Print exactly the lines from the first one down to the line that contains "</style></head><body>", both included, and skip the pictures.
** BEGIN Source material **
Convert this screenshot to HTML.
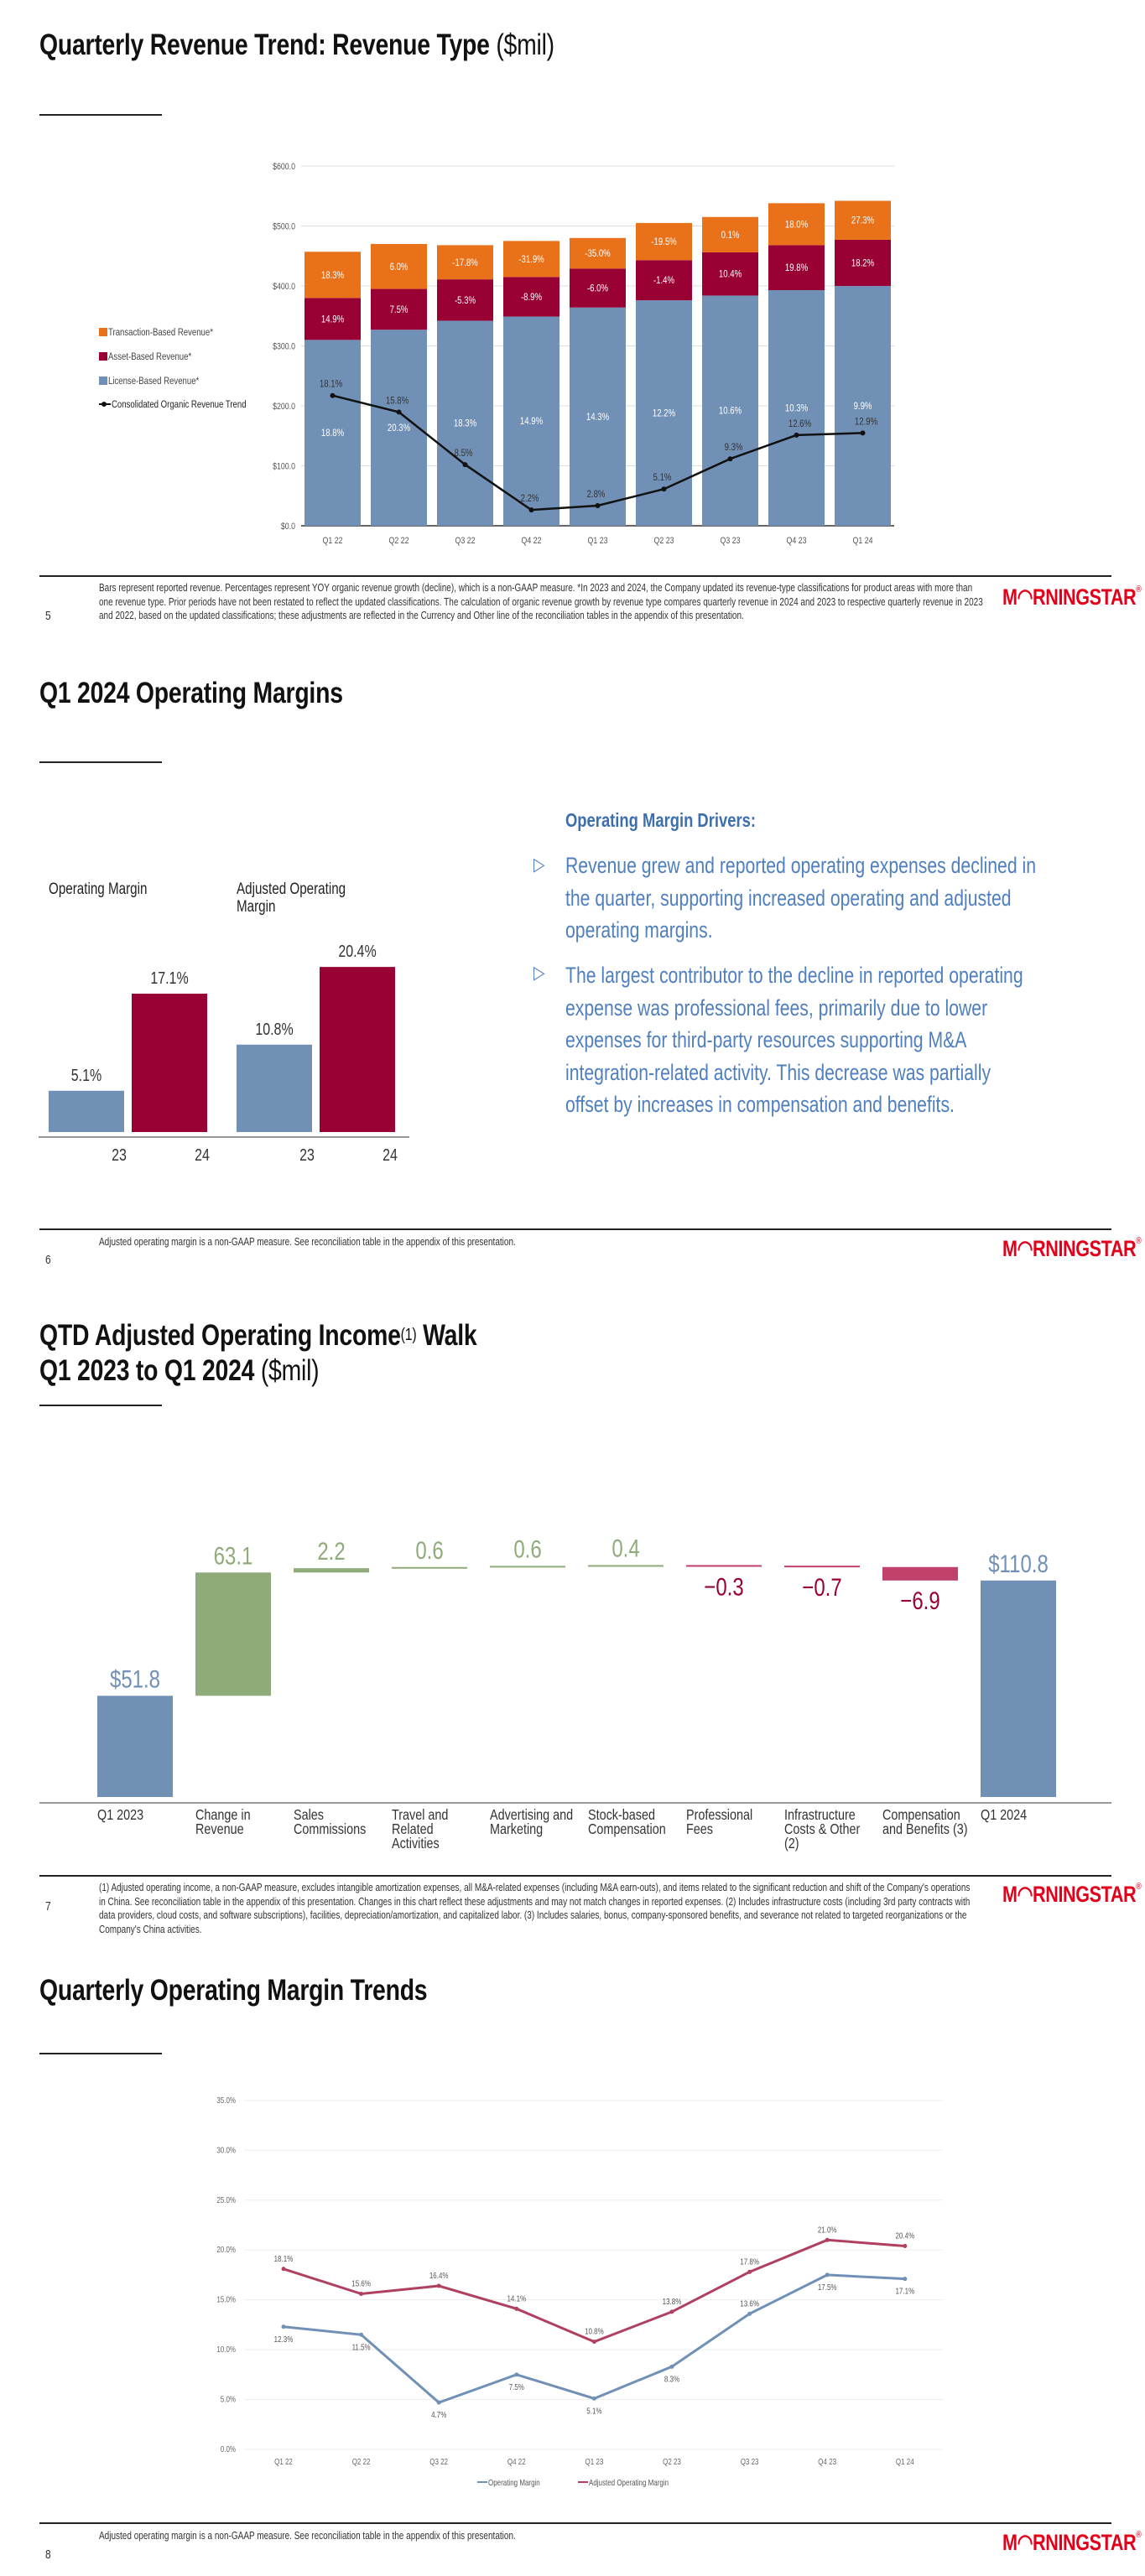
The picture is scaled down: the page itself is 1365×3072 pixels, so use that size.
<!DOCTYPE html>
<html><head><meta charset="utf-8">
<style>
*{margin:0;padding:0;box-sizing:border-box}
body{width:1365px;height:3072px;background:#fff;position:relative;overflow:hidden;font-family:"Liberation Sans Narrow","Liberation Sans",sans-serif;color:#222}
.abs{position:absolute;white-space:nowrap;transform:scaleX(0.8);transform-origin:left top}
.title{font-size:35.5px;font-weight:bold;color:#111;letter-spacing:-0.3px}
.title span{font-weight:normal}
.tline{position:absolute;left:47px;width:146px;height:2px;background:#222}
.fline{position:absolute;left:47px;width:1278px;height:2px;background:#222}
.ftext{font-size:12.5px;color:#333;line-height:16.5px;white-space:normal}
.pnum{font-size:15px;color:#333}
.logo{font-size:27px;font-weight:bold;color:#e2001a;letter-spacing:-0.5px}
.logo sup{font-size:11px;font-weight:normal;vertical-align:top}
.bul{font-size:26.5px;color:#4f7fbf;line-height:38.5px}
svg text{font-family:"Liberation Sans Narrow","Liberation Sans",sans-serif}
</style></head><body>

<!-- Slide 1 -->
<div class="abs title" style="left:47px;top:33px">Quarterly Revenue Trend: Revenue Type <span>($mil)</span></div>
<div class="tline" style="top:136px"></div>
<div class="fline" style="top:686px"></div>
<div class="abs ftext" style="left:118px;top:693px;width:1320px">Bars represent reported revenue. Percentages represent YOY organic revenue growth (decline), which is a non-GAAP measure. *In 2023 and 2024, the Company updated its revenue-type classifications for product areas with more than one revenue type. Prior periods have not been restated to reflect the updated classifications. The calculation of organic revenue growth by revenue type compares quarterly revenue in 2024 and 2023 to respective quarterly revenue in 2023 and 2022, based on the updated classifications; these adjustments are reflected in the Currency and Other line of the reconciliation tables in the appendix of this presentation.</div>
<div class="abs pnum" style="left:54px;top:726px">5</div>
<div class="abs logo" style="left:1195px;top:697px">M◠RNINGSTAR<sup>®</sup></div>

<!-- Slide 2 -->
<div class="abs title" style="left:47px;top:806px">Q1 2024 Operating Margins</div>
<div class="tline" style="top:908px"></div>
<div class="abs" style="left:674px;top:965px;font-size:23px;font-weight:bold;color:#3d6fae">Operating Margin Drivers:</div>
<div class="abs" style="left:636px;top:1018px;font-size:22px;color:#4f7fbf">▷</div>
<div class="abs bul" style="left:674px;top:1013px">Revenue grew and reported operating expenses declined in<br>the quarter, supporting increased operating and adjusted<br>operating margins.</div>
<div class="abs" style="left:636px;top:1147px;font-size:22px;color:#4f7fbf">▷</div>
<div class="abs bul" style="left:674px;top:1144px">The largest contributor to the decline in reported operating<br>expense was professional fees, primarily due to lower<br>expenses for third-party resources supporting M&amp;A<br>integration-related activity. This decrease was partially<br>offset by increases in compensation and benefits.</div>
<div class="abs" style="left:58px;top:1050px;font-size:19px;color:#222">Operating Margin</div>
<div class="abs" style="left:282px;top:1050px;font-size:19px;color:#222;line-height:21px">Adjusted Operating<br>Margin</div>
<div class="fline" style="top:1465px"></div>
<div class="abs ftext" style="left:118px;top:1473px">Adjusted operating margin is a non-GAAP measure. See reconciliation table in the appendix of this presentation.</div>
<div class="abs pnum" style="left:54px;top:1494px">6</div>
<div class="abs logo" style="left:1195px;top:1474px">M◠RNINGSTAR<sup>®</sup></div>

<!-- Slide 3 -->
<div class="abs title" style="left:47px;top:1571px;line-height:42px">QTD Adjusted Operating Income<span style="font-size:20px;vertical-align:top">(1)</span> Walk<br>Q1 2023 to Q1 2024 <span>($mil)</span></div>
<div class="tline" style="top:1675px"></div>
<div class="fline" style="top:2236px"></div>
<div class="abs ftext" style="left:118px;top:2243px;width:1300px">(1) Adjusted operating income, a non-GAAP measure, excludes intangible amortization expenses, all M&amp;A-related expenses (including M&amp;A earn-outs), and items related to the significant reduction and shift of the Company's operations in China. See reconciliation table in the appendix of this presentation. Changes in this chart reflect these adjustments and may not match changes in reported expenses. (2) Includes infrastructure costs (including 3rd party contracts with data providers, cloud costs, and software subscriptions), facilities, depreciation/amortization, and capitalized labor. (3) Includes salaries, bonus, company-sponsored benefits, and severance not related to targeted reorganizations or the Company's China activities.</div>
<div class="abs pnum" style="left:54px;top:2265px">7</div>
<div class="abs logo" style="left:1195px;top:2244px">M◠RNINGSTAR<sup>®</sup></div>

<!-- Slide 4 -->
<div class="abs title" style="left:47px;top:2353px">Quarterly Operating Margin Trends</div>
<div class="tline" style="top:2448px"></div>
<div class="fline" style="top:3008px"></div>
<div class="abs ftext" style="left:118px;top:3016px">Adjusted operating margin is a non-GAAP measure. See reconciliation table in the appendix of this presentation.</div>
<div class="abs pnum" style="left:54px;top:3038px">8</div>
<div class="abs logo" style="left:1195px;top:3017px">M◠RNINGSTAR<sup>®</sup></div>

<svg id="charts" width="1365" height="3072" style="position:absolute;left:0;top:0"></svg>

<script>
// ---- Chart 1 data ----
const quarters = ["Q1 22","Q2 22","Q3 22","Q4 22","Q1 23","Q2 23","Q3 23","Q4 23","Q1 24"];
const licenseRev = [310,327,342,349,364,376,384,393,400];
const assetRev = [70,68,69,66,65,67,72,75,77];
const transRev = [77,75,57,60,51,62,59,70,65];
const licenseGrowth = ["18.8%","20.3%","18.3%","14.9%","14.3%","12.2%","10.6%","10.3%","9.9%"];
const assetGrowth = ["14.9%","7.5%","-5.3%","-8.9%","-6.0%","-1.4%","10.4%","19.8%","18.2%"];
const transGrowth = ["18.3%","6.0%","-17.8%","-31.9%","-35.0%","-19.5%","0.1%","18.0%","27.3%"];
const organicTrend = [18.1,15.8,8.5,2.2,2.8,5.1,9.3,12.6,12.9];
const revTicks = [0,100,200,300,400,500,600];
// ---- Chart 2 data ----
const marginGroups = ["Operating Margin","Adjusted Operating Margin"];
const marginYears = ["23","24"];
const margin23 = [5.1,10.8];
const margin24 = [17.1,20.4];
// ---- Chart 3 data ----
const walkCats = ["Q1 2023","Change in|Revenue","Sales|Commissions","Travel and|Related|Activities","Advertising and|Marketing","Stock-based|Compensation","Professional|Fees","Infrastructure|Costs & Other|(2)","Compensation|and Benefits (3)","Q1 2024"];
const walkVals = [51.8,63.1,2.2,0.6,0.6,0.4,-0.3,-0.7,-6.9,110.8];
const walkLabels = ["$51.8","63.1","2.2","0.6","0.6","0.4","\u22120.3","\u22120.7","\u22126.9","$110.8"];
// ---- Chart 4 data ----
const opMargin = [12.3,11.5,4.7,7.5,5.1,8.3,13.6,17.5,17.1];
const adjMargin = [18.1,15.6,16.4,14.1,10.8,13.8,17.8,21.0,20.4];
const marginTicks = [0,5,10,15,20,25,30,35];

const NS="http://www.w3.org/2000/svg";
const svg=document.getElementById('charts');
function mk(tag,attrs,parent,txt){const e=document.createElementNS(NS,tag);for(const k in attrs)e.setAttribute(k,attrs[k]);if(txt!==undefined)e.textContent=txt;(parent||svg).appendChild(e);return e;}
function grp(name){const g=mk('g',{});return g;}
function T(parent,x,y,anchor,size,fill,txt){return mk('text',{x:0,y:0,transform:'translate('+x+','+y+') scale(0.8,1)','text-anchor':anchor,'font-size':size,fill:fill},parent,txt);}

const BLUE="#7190b5",RED="#990033",ORANGE="#e8711a",GREEN="#8fab79",NEG="#c0416a";

// ===== Chart 1 =====
(function(){
 const g=grp('revenue-chart');
 const y=v=>627-v*0.715, x=i=>363+i*79, bw=67;
 const yp=p=>y(p*12);
 revTicks.forEach(t=>{
  const l=mk('line',{x1:359,x2:1066,y1:y(t),y2:y(t),stroke:t===0?'#333':'#ddd','stroke-width':t===0?1.5:1},g);
  
  const tx=T(g,352,y(t)+4,'end',11,'#555','$'+t.toFixed(1));
  
 });
 quarters.forEach((q,i)=>{
  const a=licenseRev[i],b=a+assetRev[i],c=b+transRev[i];
  let r=mk('rect',{x:x(i),y:y(a),width:bw,height:y(0)-y(a),fill:BLUE},g);
  r=mk('rect',{x:x(i),y:y(b),width:bw,height:y(a)-y(b),fill:RED},g);
  r=mk('rect',{x:x(i),y:y(c),width:bw,height:y(b)-y(c),fill:ORANGE},g);
  let t=T(g,x(i)+bw/2,y(a/2)+4,'middle',12,'#fff',licenseGrowth[i]);
  t=T(g,x(i)+bw/2,y((a+b)/2)+4,'middle',12,'#fff',assetGrowth[i]);
  t=T(g,x(i)+bw/2,y((b+c)/2)+4,'middle',12,'#fff',transGrowth[i]);
  t=T(g,x(i)+bw/2,648,'middle',11,'#555',q);
 });
 const pts=organicTrend.map((p,i)=>(x(i)+bw/2)+','+yp(p)).join(' ');
 const pl=mk('polyline',{points:pts,fill:'none',stroke:'#111','stroke-width':2.5},g);
 organicTrend.forEach((p,i)=>{
  const c=mk('circle',{cx:x(i)+bw/2,cy:yp(p),r:3,fill:'#111'},g);
  const t=T(g,x(i)+bw/2+(i>5?4:-2),yp(p)-10,'middle',12,'#333',p.toFixed(1)+'%');
 });
 const leg=[[ORANGE,'Transaction-Based Revenue*'],[RED,'Asset-Based Revenue*'],[BLUE,'License-Based Revenue*']];
 leg.forEach((l,i)=>{
  const yy=396+i*29;
  let r=mk('rect',{x:118,y:yy-5,width:10,height:10,fill:l[0]},g);
  let t=T(g,129,yy+4,'start',12,'#444',l[1]);
 });
 let ln=mk('line',{x1:118,x2:132,y1:482,y2:482,stroke:'#111','stroke-width':2},g);
 let c=mk('circle',{cx:124,cy:482,r:3,fill:'#111'},g);
 let t=T(g,133,486,'start',12,'#222','Consolidated Organic Revenue Trend');
})();

// ===== Chart 2 =====
(function(){
 const g=grp('margin-bar-chart');
 const base=1350, y=v=>base-v*9.65;
 const gx=[58,282], bw=90;
 marginGroups.forEach((n,i)=>{
  const vals=[margin23[i],margin24[i]];
  vals.forEach((v,j)=>{
   const xx=gx[i]+j*99;
   const r=mk('rect',{x:xx,y:y(v),width:bw,height:base-y(v),fill:j?RED:BLUE},g);
   let t=T(g,xx+bw/2,y(v)-12,'middle',20,'#333',v.toFixed(1)+'%');
   t=T(g,xx+bw-6,1384,'middle',20,'#333',marginYears[j]);
  });
 });
 const l=mk('line',{x1:46,x2:488,y1:1356,y2:1356,stroke:'#999','stroke-width':2},g);
})();

// ===== Chart 3 =====
(function(){
 const g=grp('walk-chart');
 const base=2143, y=v=>base-v*2.33, x=i=>116+i*117, bw=90;
 let run=0;
 walkVals.forEach((v,i)=>{
  const total=(i===0||i===walkVals.length-1);
  let top,bot,col;
  if(total){top=y(v);bot=base;col=BLUE;run=v;}
  else{const a=run,b=run+v;top=y(Math.max(a,b));bot=y(Math.min(a,b));col=v>=0?GREEN:NEG;run=b;}
  const h=Math.max(bot-top,2);
  const r=mk('rect',{x:x(i),y:top,width:bw,height:h,fill:col},g);
  const neg=v<0;
  const t=T(g,x(i)+bw/2,neg?top+h+34:top-10,'middle',30,total?BLUE:(neg?RED:GREEN),walkLabels[i]);
  
  walkCats[i].split('|').forEach((s,k)=>{
   const c=T(g,x(i),2170+k*17,'start',18,'#333',s);
  });
 });
 const l=mk('line',{x1:47,x2:1325,y1:2150,y2:2150,stroke:'#999','stroke-width':2},g);
})();

// ===== Chart 4 =====
(function(){
 const g=grp('margin-trend-chart');
 const y=v=>2921-v*11.89, x=i=>338+i*92.6;
 marginTicks.forEach(t=>{
  const l=mk('line',{x1:291,x2:1124,y1:y(t),y2:y(t),stroke:'#eee','stroke-width':1},g);
  const tx=T(g,281,y(t)+3,'end',10,'#666',t.toFixed(1)+'%');
 });
 quarters.forEach((q,i)=>{const t=T(g,x(i),2939,'middle',10,'#666',q);});
 const series=[[opMargin,BLUE,'operating-margin-line'],[adjMargin,'#b0405f','adjusted-margin-line']];
 series.forEach((s,si)=>{
  const pl=mk('polyline',{points:s[0].map((v,i)=>x(i)+','+y(v)).join(' '),fill:'none',stroke:s[1],'stroke-width':3},g);
  s[0].forEach((v,i)=>{
   const c=mk('circle',{cx:x(i),cy:y(v),r:2.5,fill:s[1]},g);
   const above= si===1 || i===6;
   const t=T(g,x(i),above?y(v)-9:y(v)+18,'middle',10,'#555',v.toFixed(1)+'%');
  });
 });
 const leg=[[BLUE,'Operating Margin',569],['#b0405f','Adjusted Operating Margin',689]];
 leg.forEach(l=>{
  const ln=mk('line',{x1:l[2],x2:l[2]+12,y1:2960,y2:2960,stroke:l[0],'stroke-width':2},g);
  const t=T(g,l[2]+13,2964,'start',10,'#555',l[1]);
 });
})();
</script>
</body></html>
** END Source material **
● Expected answer
Convert this screenshot to HTML.
The picture is scaled down: the page itself is 1365×3072 pixels, so use that size.
<!DOCTYPE html>
<html><head><meta charset="utf-8">
<style>
*{margin:0;padding:0;box-sizing:border-box}
body{width:1365px;height:3072px;background:#fff;position:relative;overflow:hidden;font-family:"Liberation Sans Narrow","Liberation Sans",sans-serif;color:#222}
.abs{position:absolute;white-space:nowrap;transform:scaleX(0.8);transform-origin:left top}
.title{font-size:35.5px;font-weight:bold;color:#111;letter-spacing:-0.3px}
.title span{font-weight:normal}
.tline{position:absolute;left:47px;width:146px;height:2px;background:#222}
.fline{position:absolute;left:47px;width:1278px;height:2px;background:#222}
.ftext{font-size:12.5px;color:#333;line-height:16.5px;white-space:normal}
.pnum{font-size:15px;color:#333}
.logo{font-size:27px;font-weight:bold;color:#e2001a;letter-spacing:-0.5px}
.logo sup{font-size:11px;font-weight:normal;vertical-align:top}
.bul{font-size:26.5px;color:#4f7fbf;line-height:38.5px}
svg text{font-family:"Liberation Sans Narrow","Liberation Sans",sans-serif}
</style></head><body>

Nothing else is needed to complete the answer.